Selama ini berkembang anggapan seolah-olah kita di Indonesia khususnya dan Asia Tenggara umumnya mempunyai budaya damai yang lebih kuat daripada Timur Tengah. Seakan-akan masyarakat kita lebih beradab, sedangkan masyarakat sana lebih biadab. Benarkah demikian?
Dengan membaca lembaran sejarah abad ke-20 saja kita akan segera meralat anggapan tersebut. Asia Tenggara adalah tempat tinggal bagi bangsa-bangsa yang terkadang bisa sangat jahat terhadap sesamanya.

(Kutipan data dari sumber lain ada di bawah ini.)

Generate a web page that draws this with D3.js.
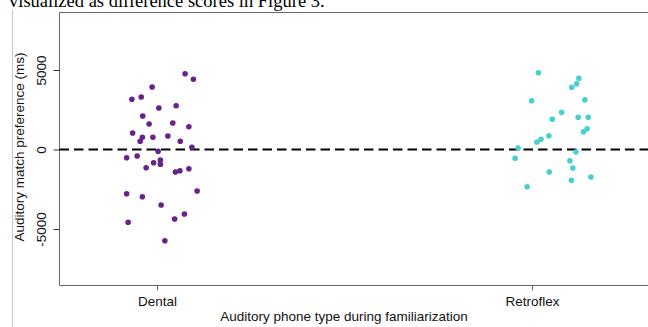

Lihat saja genosida di Indonesia tahun 1960-an dan di Kamboja tahun 1970-an, lalu lihat apa yang sedang terjadi sekarang di Myanmar.

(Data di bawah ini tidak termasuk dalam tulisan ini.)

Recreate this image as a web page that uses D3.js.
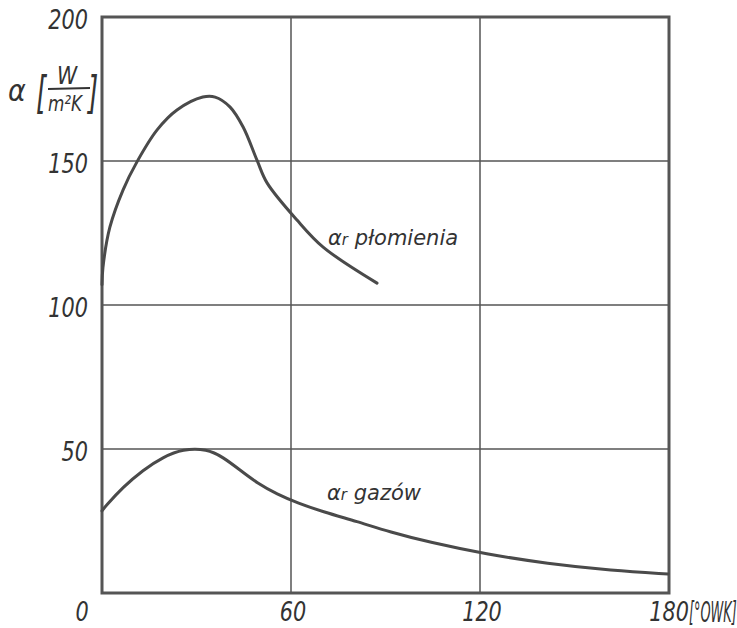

Oleh karena itu, saya termasuk orang yang meragukan keyakinan bahwa Islam yang sesungguhnya, yang rahmatan lil ‘alamin, akan muncul di sini, bukan di Timur Tengah. Memang di permukaan bangsa-bangsa Asia Tenggara terlihat santun, tetapi jangan lupa tengok sejarahnya, tengok cara mereka mengatasi perbedaan di antara sesamanya. Dari situ sebuah pertanyaan rasanya pantas diajukan: lalu apa bedanya kita dengan fenomena fasisme Jerman pada abad lalu di Eropa sana?
Pada akhirnya kita harus membuang jauh-jauh anggapan bahwa budaya damai atau perang adalah milik satu atau dua bangsa. Perilaku jahanam bisa dilakukan oleh semua bangsa, tergantung situasi dan kondisi yang melatarbelakanginya. Hal ini berlaku juga dengan Islam. Islam di sini tidak selalu lebih baik daripada Islam di sana, demikian juga sebaliknya.
Dari sejarah kita bisa mengetahui bahwa semua manusia, semua bangsa, bisa salah.